Line Follower Robot
This Robot is programmed to follow a black line on a white background. The path is made with black electrical tape or black paint on a white surface. LFR constantly correcting wrong moves using feedback mechanism forms a simple yet effective closed loop system using IR Sensor pair.. As a programmer you get an opportunity to ‘teach’ the robot how to follow the line thus giving it a human-like property of responding to stimuli.
Hardware -
In the circuit two IR sensors, one LCD display and two DC geared motors are connected to the ATMega16. The robot uses IR sensors to sense the line an array of 2 IR LEDs (Tx) and sensors (Rx), facing the ground has been used in this setup. The output of the sensors is an analog signal which depends on the amount of light reflected back. By comparing this analog signal microcontroller decides the next move according to the algorithm.
#include "avr io.h"
#include "util delay.h"
#include "lcd_lib.h"
#include"stdio .h"
#include"adc_lib .h"
int main()
{
char A[20]= " ";
int s1,s2;
DDRD=255;
ADCinit();
LCDinit();
LCDclr();
while(1)
{
s1=read_adc(0);
s2=read_adc(2);
'Give conditions here to drive Motors using ' if() condition.
sprintf(A, "s1=%d s2=%d ", s1,s2);
LCDGotoXY(0,0);
LCDstring(A,14);
}
}
IR Sensor
A sensor is a device that produces a measurable response to a change in a physical condition, such as temperature or thermal conductivity, or to a change in chemical concentration. A sensor when coupled with an electronic circuit converts the physical change into a signal which can be read by an observer or by an instrument.
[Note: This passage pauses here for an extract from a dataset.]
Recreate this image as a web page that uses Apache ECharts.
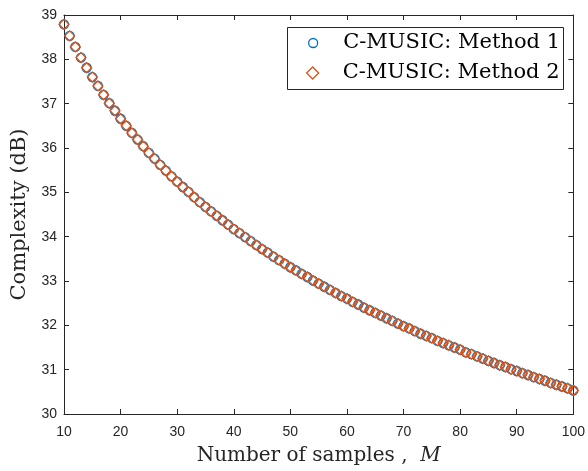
<!DOCTYPE html>
<html>
<head>
<meta charset="utf-8">
<script src="https://cdn.jsdelivr.net/npm/echarts@6/dist/echarts.min.js"></script>
<style>
  html, body { margin: 0; padding: 0; background: #fff; }
  #chart { width: 588px; height: 471px; }
</style>
</head>
<body>
<div id="chart"></div>
<script>
// Number of samples M
const sampleCounts = [
  10, 11, 12, 13, 14, 15, 16, 17, 18, 19,
  20, 21, 22, 23, 24, 25, 26, 27, 28, 29,
  30, 31, 32, 33, 34, 35, 36, 37, 38, 39,
  40, 41, 42, 43, 44, 45, 46, 47, 48, 49,
  50, 51, 52, 53, 54, 55, 56, 57, 58, 59,
  60, 61, 62, 63, 64, 65, 66, 67, 68, 69,
  70, 71, 72, 73, 74, 75, 76, 77, 78, 79,
  80, 81, 82, 83, 84, 85, 86, 87, 88, 89,
  90, 91, 92, 93, 94, 95, 96, 97, 98, 99,
  100
];

// Complexity in dB, C-MUSIC method 1
const method1Complexity = [
  38.79, 38.53, 38.28, 38.04, 37.81, 37.60, 37.40, 37.20, 37.01, 36.84,
  36.66, 36.50, 36.34, 36.19, 36.04, 35.89, 35.76, 35.62, 35.49, 35.36,
  35.24, 35.12, 35.01, 34.89, 34.78, 34.67, 34.57, 34.47, 34.37, 34.27,
  34.17, 34.08, 33.99, 33.90, 33.81, 33.72, 33.64, 33.55, 33.47, 33.39,
  33.31, 33.24, 33.16, 33.09, 33.01, 32.94, 32.87, 32.80, 32.73, 32.66,
  32.60, 32.53, 32.47, 32.40, 32.34, 32.28, 32.22, 32.16, 32.10, 32.04,
  31.98, 31.93, 31.87, 31.81, 31.76, 31.71, 31.65, 31.60, 31.55, 31.50,
  31.45, 31.39, 31.35, 31.30, 31.25, 31.20, 31.15, 31.10, 31.06, 31.01,
  30.97, 30.92, 30.88, 30.83, 30.79, 30.75, 30.70, 30.66, 30.62, 30.58,
  30.53
];

// Complexity in dB, C-MUSIC method 2
const method2Complexity = [
  38.79, 38.53, 38.28, 38.04, 37.81, 37.60, 37.40, 37.20, 37.01, 36.84,
  36.66, 36.50, 36.34, 36.19, 36.04, 35.89, 35.76, 35.62, 35.49, 35.36,
  35.24, 35.12, 35.01, 34.89, 34.78, 34.67, 34.57, 34.47, 34.37, 34.27,
  34.17, 34.08, 33.99, 33.90, 33.81, 33.72, 33.64, 33.55, 33.47, 33.39,
  33.31, 33.24, 33.16, 33.09, 33.01, 32.94, 32.87, 32.80, 32.73, 32.66,
  32.60, 32.53, 32.47, 32.40, 32.34, 32.28, 32.22, 32.16, 32.10, 32.04,
  31.98, 31.93, 31.87, 31.81, 31.76, 31.71, 31.65, 31.60, 31.55, 31.50,
  31.45, 31.39, 31.35, 31.30, 31.25, 31.20, 31.15, 31.10, 31.06, 31.01,
  30.97, 30.92, 30.88, 30.83, 30.79, 30.75, 30.70, 30.66, 30.62, 30.58,
  30.53
];

const seriesNames = ['C-MUSIC: Method 1', 'C-MUSIC: Method 2'];
const xTicks = { min: 10, max: 100, step: 10 };
const yTicks = { min: 30, max: 39, step: 1 };

const AXIS_COLOR = '#262626';
const BLUE = '#0072BD';
const ORANGE = '#D95319';
const SANS = '"Liberation Sans", Arial, Helvetica, sans-serif';
const SERIF = '"DejaVu Serif", "Liberation Serif", serif';
const DIAMOND = 'path://M0,-6L6,0L0,6L-6,0Z';
const MARKER_LINE = 1.3;

const pairs = (ys) => sampleCounts.map((m, i) => [m, ys[i]]);

const boxAxisX = (position, showLabels) => ({
  type: 'value',
  position,
  min: xTicks.min, max: xTicks.max, interval: xTicks.step,
  axisLine: { show: true, onZero: false, lineStyle: { color: AXIS_COLOR, width: 1 } },
  axisTick: { show: true, inside: true, length: 5, lineStyle: { color: AXIS_COLOR } },
  axisLabel: { show: showLabels, color: AXIS_COLOR, fontFamily: SANS, fontSize: 14, margin: 11 },
  splitLine: { show: false }
});

const boxAxisY = (position, showLabels) => ({
  type: 'value',
  position,
  min: yTicks.min, max: yTicks.max, interval: yTicks.step,
  axisLine: { show: true, onZero: false, lineStyle: { color: AXIS_COLOR, width: 1 } },
  axisTick: { show: true, inside: true, length: 5, lineStyle: { color: AXIS_COLOR } },
  axisLabel: { show: showLabels, color: AXIS_COLOR, fontFamily: SANS, fontSize: 14, margin: 7 },
  splitLine: { show: false }
});

const xBottom = Object.assign(boxAxisX('bottom', true), {
  name: 'Number of samples ,  {i|M}',
  nameLocation: 'middle',
  nameGap: 32,
  nameTextStyle: {
    color: AXIS_COLOR, fontFamily: SERIF, fontSize: 20,
    rich: { i: { fontFamily: SERIF, fontStyle: 'italic', fontSize: 20, color: AXIS_COLOR } }
  }
});

const yLeft = Object.assign(boxAxisY('left', true), {
  name: 'Complexity (dB)',
  nameLocation: 'middle',
  nameGap: 29,
  nameTextStyle: { color: AXIS_COLOR, fontFamily: SERIF, fontSize: 21 }
});

const legendText = { color: '#000', fontFamily: SERIF, fontSize: 21, lineHeight: 24 };

const option = {
  backgroundColor: '#ffffff',
  animation: false,
  grid: { left: 64, right: 11, top: 15, bottom: 54, containLabel: false },
  xAxis: [xBottom, boxAxisX('top', false)],
  yAxis: [yLeft, boxAxisY('right', false)],
  graphic: [{
    type: 'rect',
    z: 1,
    shape: { x: 287.5, y: 27.5, width: 276, height: 62 },
    style: { fill: '#ffffff', stroke: AXIS_COLOR, lineWidth: 1 }
  }],
  legend: [
    {
      z: 5, left: 308, top: 31, padding: 0,
      itemWidth: 50, itemHeight: 9,
      data: [{ name: seriesNames[0], icon: 'circle',
               itemStyle: { color: 'rgba(0,0,0,0)', borderColor: BLUE, borderWidth: MARKER_LINE, opacity: 1 } }],
      textStyle: legendText,
      selectedMode: false
    },
    {
      z: 5, left: 306, top: 61, padding: 0,
      itemWidth: 50, itemHeight: 12,
      data: [{ name: seriesNames[1], icon: DIAMOND,
               itemStyle: { color: 'rgba(0,0,0,0)', borderColor: ORANGE, borderWidth: MARKER_LINE, opacity: 1 } }],
      textStyle: legendText,
      selectedMode: false
    }
  ],
  series: [
    {
      name: seriesNames[0],
      type: 'scatter',
      xAxisIndex: 0, yAxisIndex: 0,
      symbol: 'circle',
      symbolSize: 9,
      itemStyle: { color: 'rgba(0,0,0,0)', borderColor: BLUE, borderWidth: MARKER_LINE, opacity: 1 },
      emphasis: { disabled: true },
      data: pairs(method1Complexity),
      z: 2
    },
    {
      name: seriesNames[1],
      type: 'scatter',
      xAxisIndex: 0, yAxisIndex: 0,
      symbol: DIAMOND,
      symbolSize: 10,
      itemStyle: { color: 'rgba(0,0,0,0)', borderColor: ORANGE, borderWidth: MARKER_LINE, opacity: 1 },
      emphasis: { disabled: true },
      data: pairs(method2Complexity),
      z: 3
    }
  ]
};

const chart = echarts.init(document.getElementById('chart'), null, { renderer: 'canvas' });
chart.setOption(option);
</script>
</body>
</html>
The most common use of sensors is to get feedback from external environment.
IR sensor Pair:
- Transmitter = LED (Light Emitting Diode)
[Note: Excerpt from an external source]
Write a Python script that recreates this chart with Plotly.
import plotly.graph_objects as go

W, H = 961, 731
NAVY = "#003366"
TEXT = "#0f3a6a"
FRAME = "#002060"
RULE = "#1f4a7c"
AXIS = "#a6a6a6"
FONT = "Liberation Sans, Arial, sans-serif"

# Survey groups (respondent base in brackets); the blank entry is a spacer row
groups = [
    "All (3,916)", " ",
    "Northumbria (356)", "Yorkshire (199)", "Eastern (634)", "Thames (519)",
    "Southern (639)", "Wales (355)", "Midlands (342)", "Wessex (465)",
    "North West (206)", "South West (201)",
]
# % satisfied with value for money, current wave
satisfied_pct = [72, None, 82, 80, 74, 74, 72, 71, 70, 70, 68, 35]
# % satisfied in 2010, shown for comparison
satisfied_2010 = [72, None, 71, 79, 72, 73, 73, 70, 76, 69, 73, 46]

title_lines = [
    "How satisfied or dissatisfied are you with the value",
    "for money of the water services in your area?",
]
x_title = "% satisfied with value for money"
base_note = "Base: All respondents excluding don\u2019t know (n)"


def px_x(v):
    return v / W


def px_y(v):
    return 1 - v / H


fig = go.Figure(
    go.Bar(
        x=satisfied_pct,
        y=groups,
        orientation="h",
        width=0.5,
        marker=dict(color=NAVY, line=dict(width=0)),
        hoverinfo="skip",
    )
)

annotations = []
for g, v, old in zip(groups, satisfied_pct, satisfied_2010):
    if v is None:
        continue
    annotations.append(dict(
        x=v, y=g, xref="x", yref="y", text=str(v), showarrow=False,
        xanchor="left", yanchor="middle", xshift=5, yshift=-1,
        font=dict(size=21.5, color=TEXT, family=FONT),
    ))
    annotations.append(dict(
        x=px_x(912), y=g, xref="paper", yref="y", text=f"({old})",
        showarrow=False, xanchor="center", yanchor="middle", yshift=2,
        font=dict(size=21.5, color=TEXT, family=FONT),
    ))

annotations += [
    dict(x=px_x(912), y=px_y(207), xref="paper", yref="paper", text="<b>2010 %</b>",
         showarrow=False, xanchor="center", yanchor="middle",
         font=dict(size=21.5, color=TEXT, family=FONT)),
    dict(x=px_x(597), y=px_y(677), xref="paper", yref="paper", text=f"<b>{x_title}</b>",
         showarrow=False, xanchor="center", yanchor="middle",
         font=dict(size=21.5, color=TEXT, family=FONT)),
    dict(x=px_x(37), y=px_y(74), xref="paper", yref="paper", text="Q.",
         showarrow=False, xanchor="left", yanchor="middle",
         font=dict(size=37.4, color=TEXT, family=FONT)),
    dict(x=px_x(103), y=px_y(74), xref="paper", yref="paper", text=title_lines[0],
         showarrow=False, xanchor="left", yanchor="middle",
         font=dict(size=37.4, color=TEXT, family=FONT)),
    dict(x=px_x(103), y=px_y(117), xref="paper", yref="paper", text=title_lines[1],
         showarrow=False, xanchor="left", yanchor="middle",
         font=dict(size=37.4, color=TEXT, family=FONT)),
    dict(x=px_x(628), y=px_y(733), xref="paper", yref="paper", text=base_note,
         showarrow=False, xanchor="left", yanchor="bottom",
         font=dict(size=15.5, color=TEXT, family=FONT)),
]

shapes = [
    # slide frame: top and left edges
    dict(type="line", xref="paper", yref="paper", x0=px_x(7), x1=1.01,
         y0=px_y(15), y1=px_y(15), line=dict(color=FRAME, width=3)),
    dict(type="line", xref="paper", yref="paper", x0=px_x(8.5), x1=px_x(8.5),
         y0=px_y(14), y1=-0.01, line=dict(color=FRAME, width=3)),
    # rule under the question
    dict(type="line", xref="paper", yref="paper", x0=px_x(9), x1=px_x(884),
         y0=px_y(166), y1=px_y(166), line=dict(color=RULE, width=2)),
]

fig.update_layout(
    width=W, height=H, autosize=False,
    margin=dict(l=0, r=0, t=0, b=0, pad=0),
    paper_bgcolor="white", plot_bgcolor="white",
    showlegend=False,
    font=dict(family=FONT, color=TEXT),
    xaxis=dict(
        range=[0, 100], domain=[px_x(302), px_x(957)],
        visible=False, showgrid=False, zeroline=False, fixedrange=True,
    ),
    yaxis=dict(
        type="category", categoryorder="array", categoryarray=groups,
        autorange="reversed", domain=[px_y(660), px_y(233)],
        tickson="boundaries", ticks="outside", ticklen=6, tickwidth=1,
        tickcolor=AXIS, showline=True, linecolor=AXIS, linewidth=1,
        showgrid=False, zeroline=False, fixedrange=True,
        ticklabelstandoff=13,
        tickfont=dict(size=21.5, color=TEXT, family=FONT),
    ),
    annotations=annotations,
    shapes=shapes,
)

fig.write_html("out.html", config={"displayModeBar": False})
It is similar to normal LEDs but emit infra-red light its glow can be seen with a digital camera or mobile phone camera.
- Receiver = Photodiode/IR Transistor.
- A photodiode is a diode that conducts only when light falls on it.
Interfacing IR sensor with ATmega
ADC (Analog to Digital Convertor) An ADC converts an input voltage into a number. An ADC has an resolution. A 10 bit ADC has a range of 0-1023. The ADC has also reference voltage Aref. When the input voltage is GND the output is 0. When the input voltage is equal to Aref the output is 1023. So the input range is 0-Aref and digital output is 0-1023.
Code:
#include "avr/io.h"
#include “lcd_lib.h”
#include "util/delay.h"
#include “adc_lib.h”
#include "stdio.h"
void main ( )
{
int x;
char a[15];
LCDinit();
LCDclr( );
ADCinit(10);
while (1)
{
x = read_adc(0);
sprintf(a, "Value = %d ",x);
LCDclr ();
LCDstring (a, 10);
_delay_ms (300);
}
}
LED Interfacing
LED interfacing is the primary application of any microcontroller. We can interface LED to any pin of four ports name PORTA,B,C,D of microcontroller then it shows the results according to program which we provide.
Sample Code :
#include "avr/io.h"
#include "util/delay.h"
int main(void)
{
DDRB=255;
DDRC=255;
DDRD=255;
while (1)
{
PORTB=1;
_delay_ms(100);
PORTB=2;
_delay_ms(100);
PORTB=4;
_delay_ms(100);
PORTB=8;
_delay_ms(100);
PORTB=16;
_delay_ms(100);
PORTB=32;
_delay_ms(100);
PORTB=64;
_delay_ms(100);
PORTB=128;
_delay_ms(100);
PORTC=1;
_delay_ms(100);
PORTC=2;
_delay_ms(100);
PORTC=4;
_delay_ms(100);
PORTC=8;
_delay_ms(100);
PORTC=16;
_delay_ms(100);
PORTC=32;
_delay_ms(100);
PORTC=64;
_delay_ms(100);
PORTC=128;
_delay_ms(100);
PORTD=1;
_delay_ms(100);
PORTD=2;
_delay_ms(100);
PORTD=4;
_delay_ms(100);
PORTD=8;
_delay_ms(100);
PORTD=16;
_delay_ms(100);
PORTD=32;
_delay_ms(100);
PORTD=64;
_delay_ms(100);
PORTD=128;
_delay_ms(100);
}
}